This week, the tobacco giant Altria announced that it’s buying a 35 percent stake in the e-cigarette king, Juul. Juul is the hottest vaping product on the market, known for its popularity among young people. (For more about the potential dangers of vaping, including nicotine addiction, and what parents need to know, see this story.)
Kenneth Michael Cummings, Ph.D., is watching the developments closely. He’s a professor in the Department and Psychiatry and Behavioral Sciences at the Medical University of South Carolina and co-leader of the tobacco control research program at MUSC Hollings Cancer Center’s Cancer Prevention and Control Program. He’s also a national leader in his field, serving as an expert witness in legal proceedings against cigarette makers, including Philip Morris, and guiding public policy and regulations in the marketing and distribution of nicotine products.
But If you assume the veteran tobacco researcher would outright condemn the idea of Altria and Juul teaming up, you’d be mistaken. It’s a more nuanced situation that that, Cummings believes.
Here are some of Cummings' thoughts on the deal.
The purchase of Juul is interesting, but not surprising. It shows real pressure on the cigarette business coming from new product innovations that can offer what cigarettes do to consumers with lower risk. Landline phones were replaced by mobile phones, typewriters by computers, photographic film by digital cameras and digital cameras and video equipment now on our iPhones and similar devices.

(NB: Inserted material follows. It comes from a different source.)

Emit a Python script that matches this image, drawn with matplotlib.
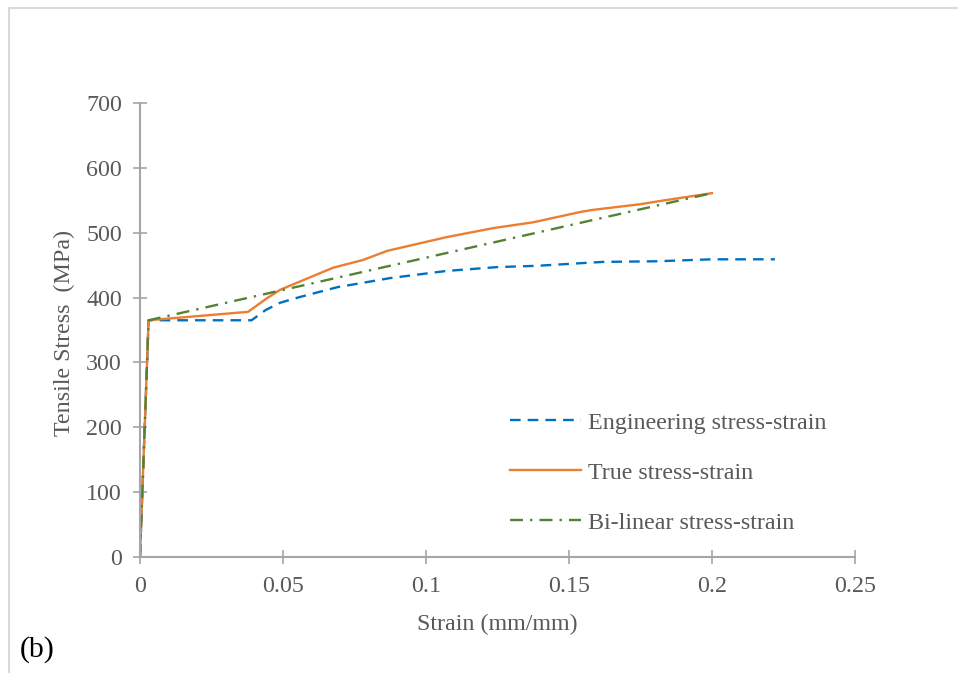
import numpy as np
import matplotlib.pyplot as plt
from matplotlib.patches import Rectangle

plt.rcParams['font.family'] = ['Liberation Serif', 'DejaVu Serif']

# Engineering stress-strain
eng_strain = [0, 0.003, 0.039, 0.044, 0.049, 0.056, 0.069, 0.0874, 0.107, 0.125, 0.139,
              0.154, 0.162, 0.181, 0.2, 0.222]
eng_stress = [0, 365, 365, 381, 392, 401, 416, 430, 441, 447, 449,
              453, 455, 456, 459, 459]

# True stress-strain
true_strain = [0, 0.003, 0.0378, 0.0444, 0.049, 0.0675, 0.078, 0.0864, 0.107, 0.1234,
               0.1374, 0.154, 0.158, 0.175, 0.182, 0.2]
true_stress = [0, 365, 378, 399, 412, 446, 458, 472, 493, 507,
               516, 532, 535, 544, 549, 561]

# Bi-linear stress-strain
bil_strain = [0, 0.003, 0.2]
bil_stress = [0, 365, 561]

xticks = [0, 0.05, 0.1, 0.15, 0.2, 0.25]
xticklabels = ["0", "0.05", "0.1", "0.15", "0.2", "0.25"]
yticks = [0, 100, 200, 300, 400, 500, 600, 700]

grey = "#595959"
spine = "#A6A6A6"
size = 17.3

fig = plt.figure(figsize=(9.58, 6.73), dpi=100)
ax = fig.add_axes([140/958, 1-557/673, 715/958, 454/673])

ax.plot(eng_strain, eng_stress, color="#0070C0", lw=1.7, ls=(0, (4.5, 3)),
        label="Engineering stress-strain")
ax.plot(true_strain, true_stress, color="#ED7D31", lw=1.7, ls="-",
        label="True stress-strain")
ax.plot(bil_strain, bil_stress, color="#548235", lw=1.7, ls=(0, (5.5, 3, 1, 3)),
        label="Bi-linear stress-strain")

ax.set_xlim(0, 0.25)
ax.set_ylim(0, 700)
ax.set_xticks(xticks)
ax.set_xticklabels(xticklabels)
ax.set_yticks(yticks)

for s in ["top", "right"]:
    ax.spines[s].set_visible(False)
for s in ["left", "bottom"]:
    ax.spines[s].set_color(spine)
    ax.spines[s].set_linewidth(1.5)
ax.tick_params(direction="inout", length=10, width=1.2, color=spine,
               labelsize=size, labelcolor=grey)
ax.tick_params(axis="x", pad=9)
ax.tick_params(axis="y", pad=8)

ax.set_xlabel("Strain (mm/mm)", size=size, color=grey, va="center")
ax.xaxis.set_label_coords(0.5, (557-624)/454)
ax.set_ylabel("Tensile Stress  (MPa)", size=size, color=grey, va="center")
ax.yaxis.set_label_coords((64-140)/715, (557-333)/454)

leg = fig.legend(loc="upper left", bbox_to_anchor=(510/958, 1-412/673), frameon=False,
                 fontsize=size, handlelength=2.95, labelspacing=1.17,
                 handletextpad=0.3, borderpad=0, borderaxespad=0)
for t in leg.get_texts():
    t.set_color(grey)

fig.text(20/958, 1-650/673, "(b)", size=21.5, color="black", va="center", ha="left")

fig.patches.append(Rectangle((8.5/958, -0.1), 1.2, 1-8.5/673+0.1, transform=fig.transFigure,
                             fill=False, edgecolor="#D9D9D9", lw=1.5))

fig.savefig("out.png", dpi=100)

Replacing cigarettes is long overdue. I think e-cigarettes have that potential and when products excel as Juul has, they typically get bought by cigarette companies. The same happened a decade ago with smokeless tobacco.

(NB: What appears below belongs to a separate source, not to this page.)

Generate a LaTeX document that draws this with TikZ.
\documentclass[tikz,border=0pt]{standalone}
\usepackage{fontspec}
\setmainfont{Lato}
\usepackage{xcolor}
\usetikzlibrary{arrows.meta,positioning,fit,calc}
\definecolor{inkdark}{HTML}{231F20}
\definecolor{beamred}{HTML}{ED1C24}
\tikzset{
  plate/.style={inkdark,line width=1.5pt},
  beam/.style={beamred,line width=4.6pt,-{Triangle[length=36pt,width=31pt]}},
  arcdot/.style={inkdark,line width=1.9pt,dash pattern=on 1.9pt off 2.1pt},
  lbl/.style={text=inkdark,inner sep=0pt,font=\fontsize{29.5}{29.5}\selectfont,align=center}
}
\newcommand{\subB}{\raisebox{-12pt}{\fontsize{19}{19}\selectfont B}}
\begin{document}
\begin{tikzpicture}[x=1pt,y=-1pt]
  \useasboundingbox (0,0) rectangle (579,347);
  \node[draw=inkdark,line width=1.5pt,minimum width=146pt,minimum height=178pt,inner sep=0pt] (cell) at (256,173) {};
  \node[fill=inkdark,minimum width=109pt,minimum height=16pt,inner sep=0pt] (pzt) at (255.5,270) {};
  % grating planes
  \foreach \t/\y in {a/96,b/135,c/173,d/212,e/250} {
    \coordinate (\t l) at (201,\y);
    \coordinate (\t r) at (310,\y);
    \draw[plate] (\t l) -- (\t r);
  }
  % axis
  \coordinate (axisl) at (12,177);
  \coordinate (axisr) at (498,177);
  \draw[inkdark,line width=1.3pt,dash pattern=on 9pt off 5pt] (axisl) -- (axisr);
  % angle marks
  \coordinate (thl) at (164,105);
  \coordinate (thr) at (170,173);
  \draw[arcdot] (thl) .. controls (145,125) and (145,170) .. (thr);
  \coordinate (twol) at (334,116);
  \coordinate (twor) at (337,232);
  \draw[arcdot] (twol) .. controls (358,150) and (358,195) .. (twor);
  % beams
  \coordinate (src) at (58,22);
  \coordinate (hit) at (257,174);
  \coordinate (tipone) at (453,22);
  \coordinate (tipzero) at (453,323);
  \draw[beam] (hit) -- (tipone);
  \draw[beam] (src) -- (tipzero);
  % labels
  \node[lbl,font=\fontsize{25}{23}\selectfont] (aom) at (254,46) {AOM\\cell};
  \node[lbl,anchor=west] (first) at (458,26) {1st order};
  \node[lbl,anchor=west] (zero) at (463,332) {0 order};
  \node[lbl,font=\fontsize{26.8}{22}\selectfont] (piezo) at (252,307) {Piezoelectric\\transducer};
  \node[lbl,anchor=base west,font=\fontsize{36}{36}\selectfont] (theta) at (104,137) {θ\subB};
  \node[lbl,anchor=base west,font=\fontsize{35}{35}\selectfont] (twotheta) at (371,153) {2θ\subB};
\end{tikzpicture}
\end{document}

The agreement to purchase Juul is complex, since it only gives Altria a minority share and prevents it from controlling the company. There are a lot of rumors flying as to what motivated the deal, but what seems apparent is that cigarette sales are falling and the cigarette business is placing bets on where they can go to remain profitable in the future.
There are some odd advantages with Juul and Altria, since this gives Juul access to Altria’s cigarette distribution platform, i.e., self-space in stores and access to Philip Morris’ consumer database to market Juul directly to smokers. [Altria is the parent company of Philip Morris.]
It is rather obvious that cigarette companies are better positioned to transform the marketplace faster than FDA or anyone else can. So while one might be worried to see this development, one has to wait and see what Altria will do with their ownership stake in Juul and how this plays out in the future.
It may not be a disaster, as many are now saying. In fact, it could potentially benefit public health if Altria truly sees value in pushing consumers away from cigarettes to less harmful nicotine alternatives.
Time will tell, but with the pace of innovation, even cigarette makers can no longer rest on their past success and hope to be profitable. If they did, Phillip Morris might end up like Kodak, a blip in the history books; although that would be a good thing also.